Ask "what time is it?" and the honest answer is "where?" UTC solves that. It is one fixed reference clock that the whole planet measures against, so any local time can be described precisely as a distance from it.

What does UTC actually stand for?

UTC is short for Coordinated Universal Time. It is not a time zone in the ordinary sense; it is a standard, a single agreed clock that sits at zero. Think of it as the centre of the dial. Every region sets its own time by stepping a fixed number of hours ahead of or behind UTC, and that step is called the offset.

How is UTC kept?

UTC is maintained by a worldwide network of extremely precise atomic clocks. Because it is anchored to physics rather than to any one city's habits, it is the same instant everywhere at once. That reliability is why aviation, computing, science and global scheduling all use UTC as their common reference. When two systems on opposite sides of the planet need to agree on "now", UTC is the answer.

How do time zones relate to UTC?

Every time zone is written as UTC plus or minus a number. A place east of Greenwich is ahead of UTC; a place west is behind. The table below shows a few common examples.

CityOffset from UTC
London (winter)UTC+0
New YorkUTC−5
India (Mumbai, Delhi)UTC+5:30
TokyoUTC+9
Los AngelesUTC−8

So when it is 12:00 noon UTC, it is 7:00 AM in New York, 5:30 PM in Mumbai and 9:00 PM in Tokyo. The offset is all you need to translate between any two places, as long as you start from the same fixed point.

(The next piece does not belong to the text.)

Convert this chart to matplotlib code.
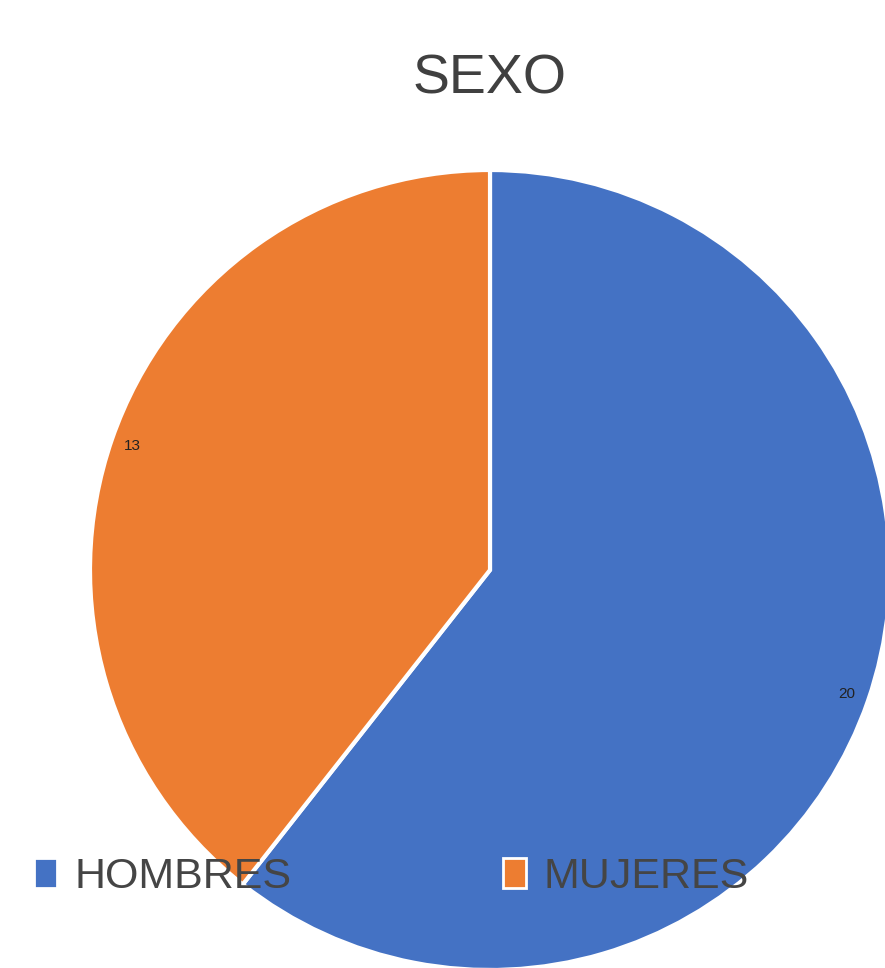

Does UTC change for daylight saving?

No, and this is the single most useful thing to remember about it. UTC never moves. It is the same all year round. What changes is each region's offset. When New York begins daylight saving in spring it shifts from UTC−5 to UTC−4, but UTC itself does not budge. That fixed quality is exactly why it makes a dependable reference.

UTC and GMT are not the same thing

They show the same time, but UTC is a standard kept by atomic clocks while GMT is a time zone. For the full distinction, see UTC vs GMT explained.

Why does UTC matter for scheduling?

Because it is the one clock everyone shares. If you fix a meeting to a UTC time, there is no ambiguity: each person simply applies their own offset and arrives at their correct local hour. This removes the back-and-forth of "is that your time or mine?" that derails so many cross-border calls.

Of course, nobody wants to do that arithmetic by hand every time, half-hour offsets and daylight saving included. That is exactly what Atlas does for you: pin people on a world map and it reads each person's real local time off the shared UTC reference, then writes the meeting straight to your calendar.

Frequently asked

What does UTC stand for?
UTC stands for Coordinated Universal Time. It is the world's primary time standard, effectively UTC+0, kept by a network of atomic clocks. Every time zone on Earth is defined as a positive or negative offset from UTC.
Is UTC the same as GMT?
UTC and GMT show the same time, but they are not the same thing. UTC is a time standard maintained by atomic clocks, while GMT is a time zone (the one used in the UK in winter). For everyday purposes the two are interchangeable, but in computing and science UTC is the correct reference.
Does UTC change for daylight saving time?
No. UTC never changes for daylight saving. It is a fixed reference point all year round. When a region begins daylight saving, its offset from UTC changes (for example New York moves from UTC-5 to UTC-4), but UTC itself stays the same.
Why is UTC important for scheduling?
Because UTC is the one clock everyone shares. If you fix a meeting to a UTC time, there is no ambiguity: each person simply applies their own offset. This is why aviation, computing and global teams use UTC as the common reference instead of any local clock.